The most important thing you can do right is to attend every lecture and take vigorous notes. The vast majority of course content will come from in-class lecture. While we do supplement this with notes or textbook chapters available or distributed online, these are a next-best alterative. Therefore, attending lecture is of the utmost importance. We will often provide directly the answers to homework problems in lecture, and this course is made significantly more difficult by missing one or more lectures. We will at times distribute electronic transcripts of the in-class code, but this is no substitute for careful notes and understanding its development. I will not be taking attendance. Regular class attendance is a student’s obligation, as is responsibility for all the content of class meetings, including tests.

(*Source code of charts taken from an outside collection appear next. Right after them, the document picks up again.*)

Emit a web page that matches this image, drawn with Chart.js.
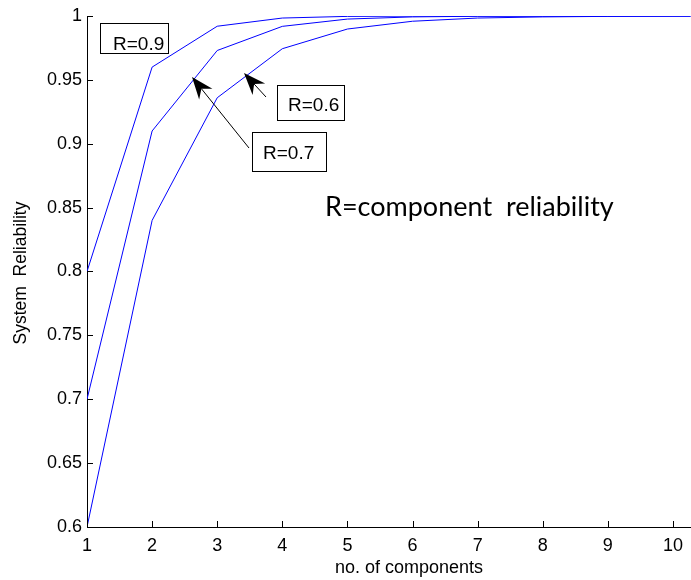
<!DOCTYPE html>
<html>
<head>
<meta charset="utf-8">
<script src="https://cdn.jsdelivr.net/npm/chart.js@4/dist/chart.umd.min.js"></script>
<style>
html,body{margin:0;padding:0;background:#fff;}
#wrap{width:691px;height:580px;position:relative;}
</style>
</head>
<body>
<div id="wrap"><canvas id="c" width="691" height="580"></canvas></div>
<script>
// ---- data ----
const components = [1, 2, 3, 4, 5, 6, 7, 8, 9, 10, 11];
const seriesR09 = [0.80, 0.96, 0.992, 0.9984, 0.9997, 0.9999, 1.0, 1.0, 1.0, 1.0, 1.0];
const seriesR07 = [0.70, 0.91, 0.973, 0.9919, 0.9976, 0.9993, 0.9998, 0.9999, 1.0, 1.0, 1.0];
const seriesR06 = [0.60, 0.84, 0.936, 0.9744, 0.9898, 0.9959, 0.9984, 0.9993, 0.9997, 0.9999, 1.0];
const xTicks = [1, 2, 3, 4, 5, 6, 7, 8, 9, 10];
const yTicks = [0.6, 0.65, 0.7, 0.75, 0.8, 0.85, 0.9, 0.95, 1];
const seriesLabels = ['R=0.9', 'R=0.7', 'R=0.6'];
const xTitle = 'no. of components';
const yTitle = 'System  Reliability';
const noteText = 'R=component  reliability';

const FONT = '"Liberation Sans", Arial, sans-serif';

function pts(vals){ return components.map((x,i)=>({x:x, y:vals[i]})); }

const annot = {
  id: 'annot',
  afterDraw(chart){
    const ctx = chart.ctx;
    const xs = chart.scales.x, ys = chart.scales.y;
    const ca = chart.chartArea;
    ctx.save();
    // inward ticks
    ctx.strokeStyle = '#000';
    ctx.lineWidth = 1;
    ctx.beginPath();
    yTicks.forEach(v=>{
      const py = Math.round(ys.getPixelForValue(v)) + 0.5;
      ctx.moveTo(ca.left, py); ctx.lineTo(ca.left + 6, py);
    });
    xTicks.forEach(v=>{
      const px = Math.round(xs.getPixelForValue(v)) + 0.5;
      ctx.moveTo(px, ca.bottom); ctx.lineTo(px, ca.bottom - 6);
    });
    ctx.stroke();

    // label boxes
    function box(x0,y0,x1,y1,text,tx,ty){
      ctx.fillStyle = '#fff';
      ctx.fillRect(x0,y0,x1-x0,y1-y0);
      ctx.strokeStyle = '#000';
      ctx.lineWidth = 1;
      ctx.strokeRect(x0+0.5,y0+0.5,x1-x0,y1-y0);
      ctx.fillStyle = '#000';
      ctx.font = '19px ' + FONT;
      ctx.textAlign = 'left';
      ctx.textBaseline = 'alphabetic';
      ctx.fillText(text, tx, ty);
    }
    box(100,23,168,53, seriesLabels[0], 113, 50);
    box(277,85,344,120, seriesLabels[2], 288, 111);
    box(252,132,326,171, seriesLabels[1], 263, 159);

    // arrows
    function arrow(tipX,tipY,tailX,tailY){
      const dx = tailX-tipX, dy = tailY-tipY;
      const L = Math.hypot(dx,dy);
      const ux = dx/L, uy = dy/L;
      const px = -uy, py = ux;
      const hl = 22, hw = 8.5, notch = 15;
      ctx.strokeStyle = '#000';
      ctx.lineWidth = 1;
      ctx.beginPath();
      ctx.moveTo(tipX+ux*notch, tipY+uy*notch);
      ctx.lineTo(tailX, tailY);
      ctx.stroke();
      ctx.fillStyle = '#000';
      ctx.beginPath();
      ctx.moveTo(tipX, tipY);
      ctx.lineTo(tipX+ux*hl+px*hw, tipY+uy*hl+py*hw);
      ctx.lineTo(tipX+ux*notch, tipY+uy*notch);
      ctx.lineTo(tipX+ux*hl-px*hw, tipY+uy*hl-py*hw);
      ctx.closePath();
      ctx.fill();
    }
    arrow(192,77,249,148);
    arrow(244,73,266,97);

    // note text
    ctx.fillStyle = '#000';
    ctx.font = '27px Lato, "Open Sans", sans-serif';
    ctx.textAlign = 'left';
    ctx.textBaseline = 'alphabetic';
    ctx.fillText(noteText, 325, 216);

    // axis titles
    ctx.font = '18px ' + FONT;
    ctx.textAlign = 'center';
    ctx.textBaseline = 'middle';
    ctx.fillText(xTitle, 409, 568);
    ctx.font = '17.5px ' + FONT;
    ctx.translate(21, 273);
    ctx.rotate(-Math.PI/2);
    ctx.fillText(yTitle, 0, 0);
    ctx.restore();
  }
};

const mk = (label, vals) => ({
  label, data: pts(vals), borderColor: '#0000ff', backgroundColor: '#0000ff',
  borderWidth: 1, pointRadius: 0, fill: false, tension: 0
});

new Chart(document.getElementById('c'), {
  type: 'line',
  data: { datasets: [ mk(seriesLabels[0], seriesR09), mk(seriesLabels[1], seriesR07), mk(seriesLabels[2], seriesR06) ] },
  options: {
    responsive: false,
    animation: false,
    devicePixelRatio: 1,
    layout: { padding: { top: 16, right: 0, left: 0, bottom: 0 } },
    plugins: { legend: { display: false }, tooltip: { enabled: false } },
    scales: {
      x: {
        type: 'linear', min: 1, max: 10.27,
        afterFit(s){ s.height = 53; },
        afterBuildTicks(s){ s.ticks = xTicks.map(v=>({value:v})); },
        grid: { drawOnChartArea: false, drawTicks: false },
        border: { display: true, color: '#000', width: 1 },
        ticks: { padding: 8, color: '#000', font: { family: FONT, size: 18 }, callback: v => String(v), maxRotation: 0, autoSkip: false }
      },
      y: {
        type: 'linear', min: 0.6, max: 1,
        afterFit(s){ s.width = 87; },
        afterBuildTicks(s){ s.ticks = yTicks.map(v=>({value:v})); },
        grid: { drawOnChartArea: false, drawTicks: false },
        border: { display: true, color: '#000', width: 1 },
        ticks: { padding: 5, color: '#000', font: { family: FONT, size: 18 }, callback: v => String(+Number(v).toFixed(2)), autoSkip: false }
      }
    }
  },
  plugins: [annot]
});
</script>
</body>
</html>
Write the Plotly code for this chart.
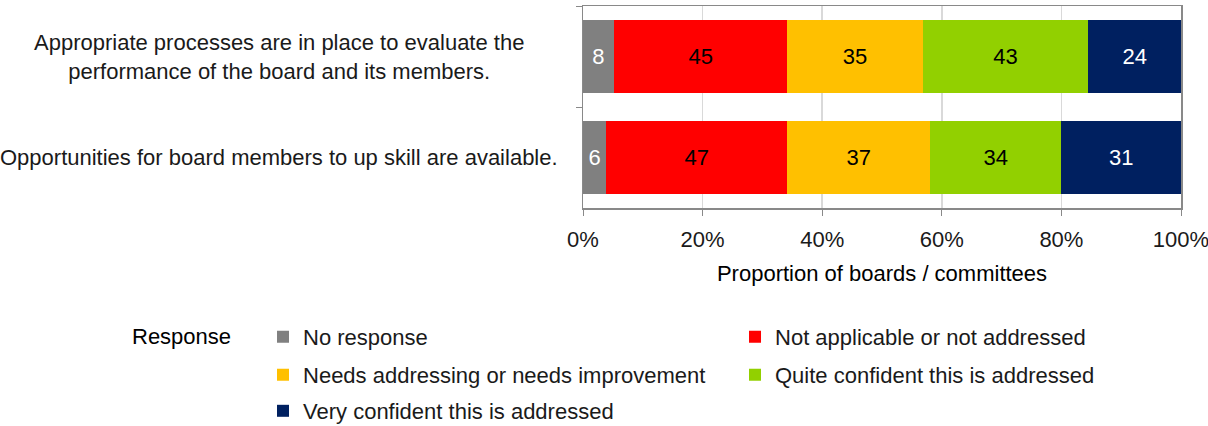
import plotly.graph_objects as go

categories = [
    "Appropriate processes are in place to evaluate the<br>performance of the board and its members.",
    "Opportunities for board members to up skill are available.",
]
series_names = [
    "No response",
    "Not applicable or not addressed",
    "Needs addressing or needs improvement",
    "Quite confident this is addressed",
    "Very confident this is addressed",
]
no_response = [8, 6]
not_applicable = [45, 47]
needs_addressing = [35, 37]
quite_confident = [43, 34]
very_confident = [24, 31]

series_values = [no_response, not_applicable, needs_addressing, quite_confident, very_confident]
colors = ["#808080", "#FF0000", "#FFC000", "#92D000", "#002060"]
text_colors = ["#FFFFFF", "#000000", "#000000", "#000000", "#FFFFFF"]

FONT = "Liberation Sans, Arial, sans-serif"
FS = 22
legend_ids = ["legend", "legend2", "legend3"]

fig = go.Figure()
for i, (name, vals, col, tcol) in enumerate(zip(series_names, series_values, colors, text_colors)):
    fig.add_trace(go.Bar(
        y=categories, x=vals, name=name, orientation="h",
        marker=dict(color=col, line=dict(width=0)),
        text=[str(v) for v in vals], textposition="inside",
        insidetextanchor="middle", textangle=0, constraintext="none",
        textfont=dict(size=FS, color=tcol, family=FONT),
        hoverinfo="skip", legend=legend_ids[i // 2],
    ))

for cat in categories:
    fig.add_annotation(
        x=-0.508, xref="paper", y=cat, yref="y", text=cat,
        showarrow=False, xanchor="center", yanchor="middle", align="center",
        font=dict(size=FS, color="#1a1a1a", family=FONT),
    )

fig.add_annotation(
    x=-0.7575, xref="paper", y=-0.6386, yref="paper", text="Response",
    showarrow=False, xanchor="left", yanchor="middle",
    font=dict(size=FS, color="#000000", family=FONT),
)

legend_common = dict(
    orientation="h", x=-0.5351, xanchor="left", yanchor="top",
    font=dict(size=FS, color="#1a1a1a", family=FONT),
    entrywidth=427, entrywidthmode="pixels", traceorder="normal",
    itemclick=False, itemdoubleclick=False, bgcolor="rgba(0,0,0,0)",
)

fig.update_layout(
    width=1208, height=426,
    margin=dict(l=583, r=27, t=6, b=218, autoexpand=False),
    barmode="stack", barnorm="percent", bargap=0.28,
    plot_bgcolor="white", paper_bgcolor="white",
    font=dict(family=FONT, size=FS, color="#1a1a1a"),
    showlegend=True,
    legend=dict(legend_common, y=-0.534),
    legend2=dict(legend_common, y=-0.7225),
    legend3=dict(legend_common, y=-0.901),
)
fig.update_xaxes(
    range=[0, 100], dtick=20, ticksuffix="%", showgrid=True, gridcolor="#D9D9D9",
    gridwidth=1.5, ticks="outside", ticklen=6, tickcolor="#898989",
    ticklabelstandoff=5, ticklabeloverflow="allow",
    showline=True, linecolor="#898989", linewidth=1.5, mirror=True, zeroline=False,
    tickfont=dict(size=FS, color="#1a1a1a"),
    title=dict(text="Proportion of boards / committees", font=dict(size=FS, color="#000000"), standoff=14),
)
fig.update_yaxes(
    categoryorder="array", categoryarray=categories, autorange="reversed",
    showticklabels=False, ticks="outside", ticklen=6, tickcolor="#898989",
    tickson="boundaries", showline=True, linecolor="#898989", linewidth=1.5,
    mirror=True, showgrid=False, zeroline=False,
)

fig.write_html(
    "out.html",
    config={"displayModeBar": False, "staticPlot": True},
    post_script="document.body.style.margin='0';document.body.style.overflow='hidden';",
)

The other thing to bear in mind is that this is Programming Language Principles. Programming Language Implementation is actually the compilers course – not a whole lot easier, but they certainly do have you do work with the laptops. The code is there to show you can implement the ideas, but in some sense the code is second-fiddle to the ideas. Really and truly grok what we’re getting at, and the code is easy. But the grokking is hard. I’ll not fault the method – watching someone code an interpreter in class wouldn’t improve your coding any more than watching Bob Ross paint a landscape helps your art skills – but I’ll totally fault my implementation of that idea.

Take vigorous, vigorous notes. As a student, I wrote down in my notebook everything written on the blackboard in lecture, and as much of what the professor said as I could. When he erased, I struck out, and wrote what he wrote somewhere else, with an arrow to the original location. It made my notes chronological, rather than flat, structural. I had to go-back through the lecture in my mind as I was reading to understand them, but I didn’t miss anything.

If you haven’t started it by Saturday morning, I think at this point you’re behind.

To prepare for an exam, I’d make sure I could do all the old homeworks, as much of the brainteasers as I could get, and knew what I did wrong on the exam. Most things in this course (e.g. lexical scope, the call-by-XXs, and interpreters), will come back on exams and future homeworks. For those, there is no escape. So its important to make darn sure you have the foundation to keep going. In some sense, figuring out the earlier stuff while the class carries on is like trying to assemble an airplane while flying it – but far better than trying to fly one disassembled.